Fluorescent Green - bright, harlequin, screamin'
Fluorescent Red - think road safety sign, fire, intense sunrise, somewhat coral (this color often gets confused with Fluorescent Orange. It makes more sense when you see the two colors side by side on the swatch card)
Fluorescent Orange - pumpkin, marigold
Fluorescent Purple - lilac, amethyst, orchid
Fluorescent Yellow - yellow, neon cream
Fluorescent Pink - fuchsia, shocking, barbie
Here are the specialty colors, as they tend to be more particular and have sometimes been a boon for folks to match their branding.
Specialty Aqua - light greenish blue, ocean, fresh, rain water
Specialty Copper - Lincoln penny, hazel, medium brown
Specialty Tan - desert, sand, khaki
Specialty Chartreuse - candy apple green, halfway between green and yellow (the only color named after a liqueur that's been made by French, Carthusian monks for 100s of years!
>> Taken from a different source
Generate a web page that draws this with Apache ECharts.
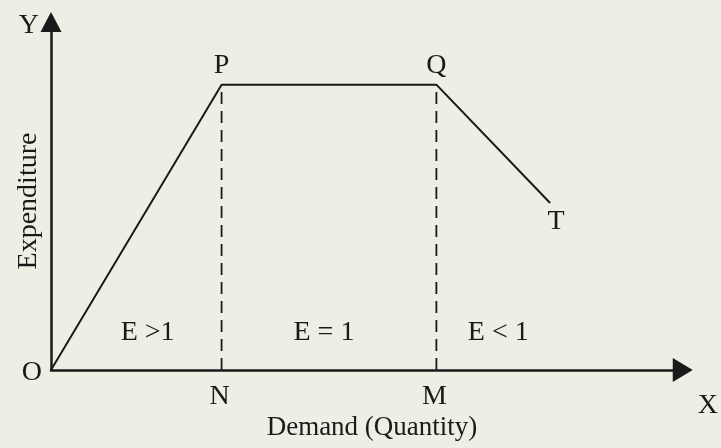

Likely my favorite color)
Specialty Lime - lime wedge in a corona bottle, light sea green, wedding mint
Specialty Dark Blue - reflex blue, cobalt, ultramarine
Specialty Rose - blush, zinfandel
Specialty Gray - slate, stone, ash
Specialty Lavender - blueish purple
Specialty Violet - lilac, amethyst, light purple
Specialty Pink - light rose, flush
Specialty Salmon - pinkish red like the fish
Specialty Maroon - burgundy, dark red, merlot, malbec, chianti ... thirsty now
Here are our three, glossy metallic colors that are pretty self explanatory.
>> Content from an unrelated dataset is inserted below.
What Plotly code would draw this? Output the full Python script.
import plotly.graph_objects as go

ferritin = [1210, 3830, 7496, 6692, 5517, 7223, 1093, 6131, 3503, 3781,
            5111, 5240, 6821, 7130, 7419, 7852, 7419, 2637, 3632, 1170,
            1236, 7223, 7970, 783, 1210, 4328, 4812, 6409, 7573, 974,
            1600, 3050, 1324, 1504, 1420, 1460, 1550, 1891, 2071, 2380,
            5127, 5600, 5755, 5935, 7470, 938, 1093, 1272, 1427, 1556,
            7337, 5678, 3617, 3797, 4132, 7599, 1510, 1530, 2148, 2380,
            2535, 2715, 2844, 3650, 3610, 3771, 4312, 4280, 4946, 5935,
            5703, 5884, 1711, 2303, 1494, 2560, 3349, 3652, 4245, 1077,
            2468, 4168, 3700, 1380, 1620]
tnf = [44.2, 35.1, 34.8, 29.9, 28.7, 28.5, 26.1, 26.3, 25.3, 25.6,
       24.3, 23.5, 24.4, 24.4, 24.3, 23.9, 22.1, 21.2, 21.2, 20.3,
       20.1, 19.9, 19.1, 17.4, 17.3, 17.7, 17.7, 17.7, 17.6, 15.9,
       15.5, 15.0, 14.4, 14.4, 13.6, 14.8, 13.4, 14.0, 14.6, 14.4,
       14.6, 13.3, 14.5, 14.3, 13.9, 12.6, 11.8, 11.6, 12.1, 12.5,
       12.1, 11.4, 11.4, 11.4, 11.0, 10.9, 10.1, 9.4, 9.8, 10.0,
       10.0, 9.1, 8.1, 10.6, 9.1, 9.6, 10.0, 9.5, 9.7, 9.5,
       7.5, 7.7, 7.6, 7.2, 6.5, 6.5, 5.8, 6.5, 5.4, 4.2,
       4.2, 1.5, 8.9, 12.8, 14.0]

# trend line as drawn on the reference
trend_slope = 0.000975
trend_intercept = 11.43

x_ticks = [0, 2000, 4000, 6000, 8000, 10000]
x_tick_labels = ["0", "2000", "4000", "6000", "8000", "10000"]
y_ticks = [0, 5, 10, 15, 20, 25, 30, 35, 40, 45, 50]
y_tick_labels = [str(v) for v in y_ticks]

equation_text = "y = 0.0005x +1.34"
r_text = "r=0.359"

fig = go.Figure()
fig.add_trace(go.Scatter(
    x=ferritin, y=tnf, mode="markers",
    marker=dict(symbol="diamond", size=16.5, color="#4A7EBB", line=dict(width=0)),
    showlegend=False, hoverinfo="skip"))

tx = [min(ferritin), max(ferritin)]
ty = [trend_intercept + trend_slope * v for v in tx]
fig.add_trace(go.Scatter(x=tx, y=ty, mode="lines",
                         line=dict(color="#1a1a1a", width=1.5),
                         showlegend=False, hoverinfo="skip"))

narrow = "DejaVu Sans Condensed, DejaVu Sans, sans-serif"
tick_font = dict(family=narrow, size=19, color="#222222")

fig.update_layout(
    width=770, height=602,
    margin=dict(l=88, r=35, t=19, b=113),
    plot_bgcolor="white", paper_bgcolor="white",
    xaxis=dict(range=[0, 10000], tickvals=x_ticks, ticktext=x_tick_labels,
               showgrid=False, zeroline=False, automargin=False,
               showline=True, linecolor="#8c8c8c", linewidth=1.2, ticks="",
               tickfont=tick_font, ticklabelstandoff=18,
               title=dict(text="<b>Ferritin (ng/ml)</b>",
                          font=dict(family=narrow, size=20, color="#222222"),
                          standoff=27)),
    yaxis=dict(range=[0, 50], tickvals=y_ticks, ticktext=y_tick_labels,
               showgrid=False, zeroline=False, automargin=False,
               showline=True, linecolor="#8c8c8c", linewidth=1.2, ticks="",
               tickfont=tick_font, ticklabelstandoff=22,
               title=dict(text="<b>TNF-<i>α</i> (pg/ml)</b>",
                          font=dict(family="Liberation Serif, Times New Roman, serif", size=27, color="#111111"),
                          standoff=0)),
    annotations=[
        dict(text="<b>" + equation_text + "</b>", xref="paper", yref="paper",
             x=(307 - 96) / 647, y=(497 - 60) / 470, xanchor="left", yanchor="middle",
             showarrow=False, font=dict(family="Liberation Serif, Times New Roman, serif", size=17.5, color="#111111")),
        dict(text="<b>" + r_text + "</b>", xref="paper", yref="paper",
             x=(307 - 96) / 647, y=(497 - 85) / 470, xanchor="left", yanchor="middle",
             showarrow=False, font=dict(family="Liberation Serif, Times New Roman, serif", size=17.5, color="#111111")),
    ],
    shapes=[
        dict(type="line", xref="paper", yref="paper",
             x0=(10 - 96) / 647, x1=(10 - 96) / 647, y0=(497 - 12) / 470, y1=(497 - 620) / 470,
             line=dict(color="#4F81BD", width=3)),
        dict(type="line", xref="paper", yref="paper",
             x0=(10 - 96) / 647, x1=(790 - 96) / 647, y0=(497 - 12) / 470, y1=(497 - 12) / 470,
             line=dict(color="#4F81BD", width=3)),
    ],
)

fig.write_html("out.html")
Metallic Gold - dull, shiny yellow
Metallic Silver - neutral, pale gray
Metallic Bronze - reflective chestnut-copper-burnt-orange
eaRth Tones Colors
Finally, here is a breakdown of our "eaRth Tones" colors, which all have a semi gloss finish
eaRth Tones Apricot - light pinkish red
eaRth Tones Burnt Umber - rust, clay, dark earthen red
eaRth Tones Teal - deep sea blue-green, beryl, cerulean
eaRth Tones Goldenrod - rich creamy yellow, saffron, amber
eaRth Tones Cocoa - dark chocolate, espresso
eaRth Tones Forest Green - hunter, jungle
eaRth Tones Olive - army drab, verde
eaRth Tones Purple - royal dark plum, eminence, palatinate
eaRth Tones Magenta cardinal, quinacridone, crimson, claret
Click here for a free color swatch in the mail
Update from September 2019
You Say Tomato and I say Tomato...
It is fascinating to see how people describe colors. We tend to put each into a general category, but there can be an overlap. Also, there can be confusion between how people express a color. Patrick describes magenta as crimson; I would attribute that quality to maroon. Additionally, I would never describe maroon as burgundy. However, we're not here to quarrel. I, for one, am not qualified enough to critique someone's opinion in this matter. In this vein, we here at ChromaLabel are open to your thoughts and don't insist you take our description of colors as the definitive work on the subject. If by chance you find yourself bantering about the finer details of color, you can always point to your Swatch card and settle your differences. You may not agree on the name, but the Swatch doesn't lie unless you, like me, are color deficient. Don't worry though I'm not in charge of color-matching.